Going into the season, I was not necessarily worried that Michael Wacha would pitch badly. I was worried he wouldn’t pitch at all. That worry is perhaps overstating his actual injury problems. He had missed time in three of his five full seasons, but made 24 starts in one of those seasons and 15 and 19 in the other. He put together 30 start seasons in 2015 and 2017, both of which are fair to say are his best two seasons. (The only other competition is his shortened 2014 season, which is probably his best season on a rate basis.)
Needless to say, this season has shocked me. He has been stunningly bad. He has a career low K%, a career high BB%, and the juiced ball has given him a 22.1 HR/FB% on the year. Even when he’s cobbled together a good start, he just doesn’t look good either. He seems to generally not really know where the ball is going, throwing plenty of pitches out of the strike zone and too much in the strike zone. He has a 5.22 ERA with a worse FIP (5.80) and a 5.20 SIERA.
However, he has intriguingly had good starts the past two times he’s pitched. He hasn’t been asked to do much - he exited Tuesday’s game after just 4 innings and he only went 5 innings in the other start. You would like him to go more innings, but he’s also the 5th starter at this point, and that’s pretty much what you want out of your 5th starter in 2019. (Also him only lasting four was definitely not his fault) Pitch at least 5 innings, allow between 2-3 runs, and give it to the bullpen. Especially with a bullpen that has been as good as the Cardinals bullpen has been. Jack Flaherty, Miles Mikolas - they can eat innings. Wacha merely needs to make sure the offense doesn’t have to have a spectacular night in order to win, which tended to be the case in most of his starts this year.
I was curious if anything had changed in his last two starts that would make us believe he could be a better pitcher going forward. The theory goes, a different approach, a different pitch, different velocities - these are the kind of things that you need to believe a pitcher’s improved stats reflect a genuine improvement. If nothing has changed, it’s hard to buy into two good games. It’s generally hard to see if a pitcher is pitching good or if the offense just isn’t hitting hittable pitches. Over a longer sample, you can determine that but in two games, not so much. So I’m looking for a change.

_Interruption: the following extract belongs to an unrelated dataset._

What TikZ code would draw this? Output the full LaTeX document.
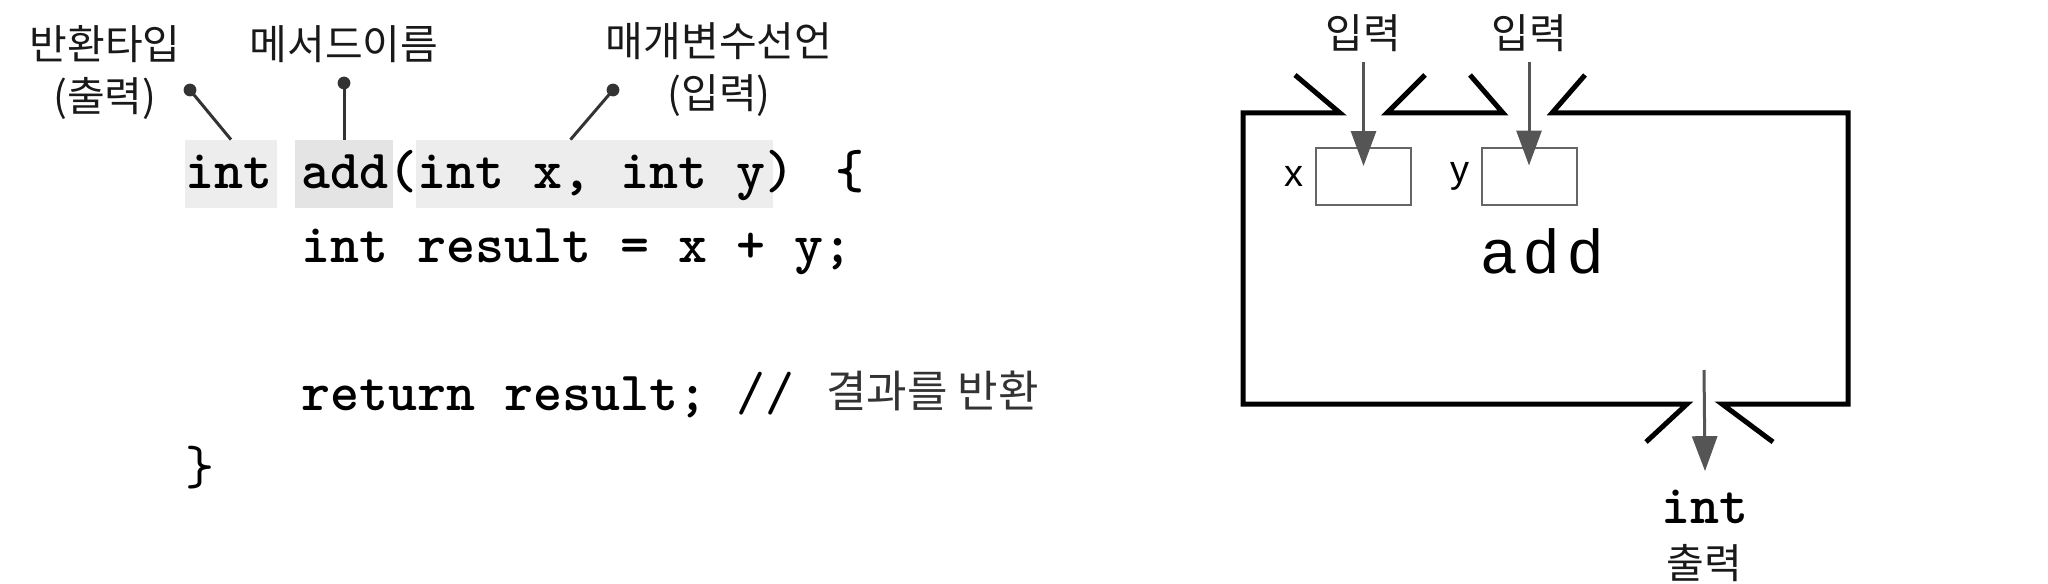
\documentclass[tikz,border=0pt]{standalone}
\usepackage{fontspec}
\newfontfamily\kor{Noto Sans CJK KR}
\newfontfamily\lsans{Liberation Sans}
\newfontfamily\codefont{lmmonolt10-bold}[Extension=.otf]
\newfontfamily\codelight{lmmono10-regular}[Extension=.otf]
\usetikzlibrary{positioning}
\usetikzlibrary{arrows.meta}
\definecolor{hlgray}{HTML}{EDEDED}
\definecolor{hldark}{HTML}{E4E4E4}
\definecolor{arrgray}{HTML}{555555}
\definecolor{ptrgray}{HTML}{333333}
\tikzset{
  code/.style={font=\codefont\fontsize{27.6}{33}\selectfont, anchor=base west, inner sep=0pt},
  kolabel/.style={font=\kor\fontsize{20.5}{26}\selectfont, align=center, inner sep=0pt, text=black!90},
  hl/.style={fill=hlgray, inner sep=0pt, minimum height=34pt},
  pointer/.style={draw=ptrgray, line width=1.5pt},
  varbox/.style={draw=black!60, line width=1pt, minimum width=47.5pt, minimum height=28.5pt, inner sep=0pt},
  varname/.style={font=\lsans\fontsize{19}{22}\selectfont, inner sep=0pt},
  inarrow/.style={draw=arrgray, line width=1.5pt, -{Triangle[width=12.5pt,length=17.5pt]}},
  mainbox/.style={line width=2.5pt, line join=miter},
}
\begin{document}
\begin{tikzpicture}[x=0.5pt,y=-0.5pt]
            \useasboundingbox (0,0) rectangle (2048,583);
            % code
            \node[hl, minimum width=46pt] (hlInt) at (231,174) {};
            \node[hl, minimum width=49pt, fill=hldark] (hlAdd) at (344,174) {};
            \node[hl, minimum width=178.5pt] (hlPar) at (594.5,174) {};
            \node[code] (line1) at (185,188) {int add(int x, int y)\hspace{20.7pt}\{};
            \node[code] (line2) at (301,262) {int result = x + y;};
            \node[code] (line3) at (301,410) {return result;\ {\codelight//}};
            \node[kolabel, anchor=west, text=black!80, font=\kor\fontsize{22}{26}\selectfont] (cmt) at (826,391) {결과를 반환};
            \node[code, font=\codelight\fontsize{27.6}{33}\selectfont] (line4) at (185,484) {\}};
            % labels with pointers
            \node[kolabel] (retLbl) at (105,73) {반환타입\\(출력)};
            \node[kolabel] (nameLbl) at (344,44) {메서드이름};
            \node[kolabel] (parLbl) at (719,70) {매개변수선언\\(입력)};
            \coordinate (retDot) at (190,90);
            \coordinate (nameDot) at (344,83);
            \coordinate (parDot) at (613,90);
            \draw[pointer] (retDot) -- (hlInt.north);
            \draw[pointer] (nameDot) -- (hlAdd.north);
            \draw[pointer] (parDot) -- ([xshift=-12pt]hlPar.north);
            \foreach \d in {retDot,nameDot,parDot}
                \fill[ptrgray] (\d) circle (3.2pt);
            % function box
            \draw[mainbox] (1295,75) -- (1340,113) -- (1243,113) -- (1243,404) -- (1687,404) -- (1646,442);
            \draw[mainbox] (1425,75) -- (1387,113) -- (1503,113) -- (1470,75);
            \draw[mainbox] (1585,75) -- (1552,113) -- (1848,113) -- (1848,404) -- (1722,404) -- (1773,442);
            \node[varbox] (xbox) at (1363.5,176.5) {};
            \node[varbox] (ybox) at (1529,176) {};
            \node[varname, left=5.5pt of xbox] (xname) {x};
            \node[varname, left=5.5pt of ybox] (yname) {y};
            \node[font=\lsans\fontsize{31}{35}\selectfont, inner sep=0pt] (fname) at (1542,251) {a\kern4.5pt d\kern4.5pt d};
            \node[kolabel] (inX) at (1363.5,33) {입력};
            \node[kolabel] (inY) at (1529,33) {입력};
            \draw[inarrow] ([yshift=-5pt]inX.south) -- ([yshift=-9.5pt]xbox.north);
            \draw[inarrow] ([yshift=-5pt]inY.south) -- ([yshift=-9.5pt]ybox.north);
            % output
            \coordinate (outStart) at (1704,370);
            \node[code, anchor=base] (outType) at (1705,523) {int};
            \node[kolabel] (outLbl) at (1704,563) {출력};
            \draw[inarrow] (outStart) -- ([yshift=9pt]outType.north);
        \end{tikzpicture}
\end{document}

And I found one. It’s a relatively simple change, a knock yourself on your forehead “Duh” on what pitchers should do. He’s throwing his best pitch more. Simple as that. Wacha has been known for his changeup since he was drafted and it can be a lethal pitch. From the batter’s eye, it is indistinguishable from his fastball when it comes out of his hand, which makes it hard to square up or even hit. Here’s his changeup usage by month.
If you’re wondering why his change usage was so low in his first four months of baseball, it’s because it wasn’t. Just look at his career change usage.
That obviously does include August, so his change usage would be lower if we excluded that month, but I’m sure it would be hovering around 2017 and still be above both 2014 and 2015. It’s curious that his change was used so little in some of these years to me. Get to two strikes and then throw the change appears to have been the idea. Once you understand that, the change usage makes more sense. Anyway, 2019 overall fits in pretty well with his career, with the exception of his ridiculous run in 2013.
Here’s the problem though. A fastball and cutter heavy approach works great... if they’re effective. From 2013-2018, Wacha’s fastball has been a net positive pitch, producing a fastball that was 18.1 runs above average. His cutter has been less successful, producing 3.2 runs below average during that same timespan. Last year his fastball was 2.9 runs below average but his cutter picked up the slack, with 5.5 runs above average. He has thrown a fastball or cutter over 68% of the time throughout his career. So the fastball/cutter heavy combination has been very successful for Wacha.
Not so much this year. His fastball has been -8.1 runs below average, which is tremendously bad. His cutter did not pick up the slack, being worth -5.5 runs below average. As a whole, the fastball/cutter combo has never been negative value for Wacha, but this year it’s 14.3 runs below average. His change has been +5.9 runs above average this year.
So before the last two games, Wacha had thrown a season high changeup usage of 27.8%, which he did twice, once in June and once in May. He threw 32.5% of changes in Cincy and 30.1% on Tuesday. He has thrown his changeup on average 21.8% of the time this season, so I think it’s fair to say that throwing over 30% changeups is a change in approach. He has also significantly cut down on his cutter usage, which started against the Dodgers.
This is the smallest of small sample sizes, but Wacha’s increased changeup usage, at least so far, has cost him the effectiveness of his changeup but making his other pitches look better. His change has been 0.1 runs above average the last two games. His fastball has been worth +2.1 runs above average and his cutter has been -0.1 runs below average. His curve has been +0.3 runs above average. All three of those pitches were clearly in the negative for most of the season. (I haven’t mentioned the curve but it’s -5.3 on the year)
So is this a real thing? Well, Wacha deciding to throw more changeups and less cutters is definitely real and in two starts, it’s been a success. Whether that can continue, who knows? But it’s something and I want to believe Wacha can have a strong end to what is probably the end of his Cardinals career.